20 U.S. 496 | SCOTUS | 1822
THE ARROGANTE BARCELONES.
The Consul General of Spain, Claimant.
Supreme Court of United States.
*498 Mr. Winder, for the appellant and claimant.
Mr. D. Hoffman, contra.
*517 *518 Mr. Justice JOHNSON delivered the opinion of the Court.
The offence proved upon Almeida in this case is one of a very aggravated nature. He not only violated the neutrality of this government, but effected his purpose, by practising a flagrant fraud, either upon his crew, or upon the revenue officers of the port of Baltimore; or perhaps partially upon both. Every thing in the case proves that the sealing voyage round Cape Horn was a mere pretext; and if it be true that the crew were kidnapped under that pretext, and forced into belligerent service after getting to sea, it is a remarkable instance of bold and successful imposition. But who can believe it? The truth unquestionably is, that the crew, with perhaps the exception of the few who were put in irons, understood perfectly the nature of the enterprize they were embarking in, and were deceived into the belief that their affected ignorance, or the impudence of the fraud, would screen them from the penalties of the laws which forbade their entering into belligerent service.
It cannot, then, be questioned that Almeida now appears before us in the character of a flagrant offender against the laws and neutral obligations of this country. And there is no shadow of a ground for hesitating to apply to this case the established rule of this Court, in cases of illegal outfit, unless it be the condemnation of this vessel and cargo in the Court of Margaritta.
This Court will, for the present, waive all expression of its opinion on the questions raised upon the validity of that condemnation, or the sufficiency of the *519 document produced to prove it. We will put our decision upon a single, and independent ground, that the view of this Court, with regard to all such cases, may henceforth be distinctly understood.

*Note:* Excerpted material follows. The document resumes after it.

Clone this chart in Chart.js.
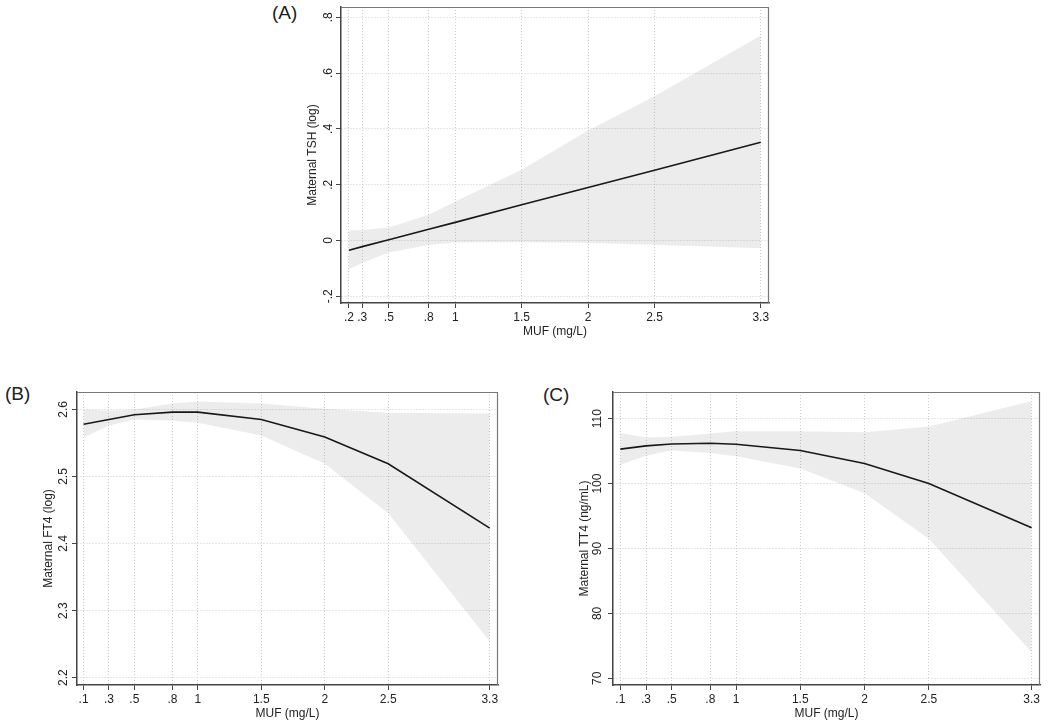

We find the captured property in the hands of the offender, and hold it to be immaterial through what circuity of changes it has come back to him. It is not for him to claim a right springing out of his own wrong. In the hands of a third person, a valid sentence of condemnation, properly authenticated, would present a very different view of the subject. The offender's touch here restores the taint from which the condemnation may have purified the prize. Although a purchaser without notice, may, in many cases, hold his purchase free from an interest with which it was chargeable in the hands of the vendor, yet it cannot return into the hands of that vendor, without reviving the original heir. Nor will Courts of justice ever yield the locus standi in judicio to the suitor, who is compelled to trace his title through his own criminal acts.[a]
Decree affirmed.
NOTES
[a] In the case of the Nereyda, which was argued at the present term, the Court was of opinion, that in cases where a condemnation is relied on, the libel as well as the sentence ought to be produced, in order that the Court might judicially see that the foreign tribunal had jurisdiction, and what was the ground of application for condemnation, and the parties by whom it was sought. The Court also thought that the claimant ought to show by competent evidence that he was a bonâ fide purchaser of the property for a valuable consideration; and from the defects of the proofs on both points, the cause was ordered to farther proof. It has therefore been thought fit to omit a report of the case, until its final decision.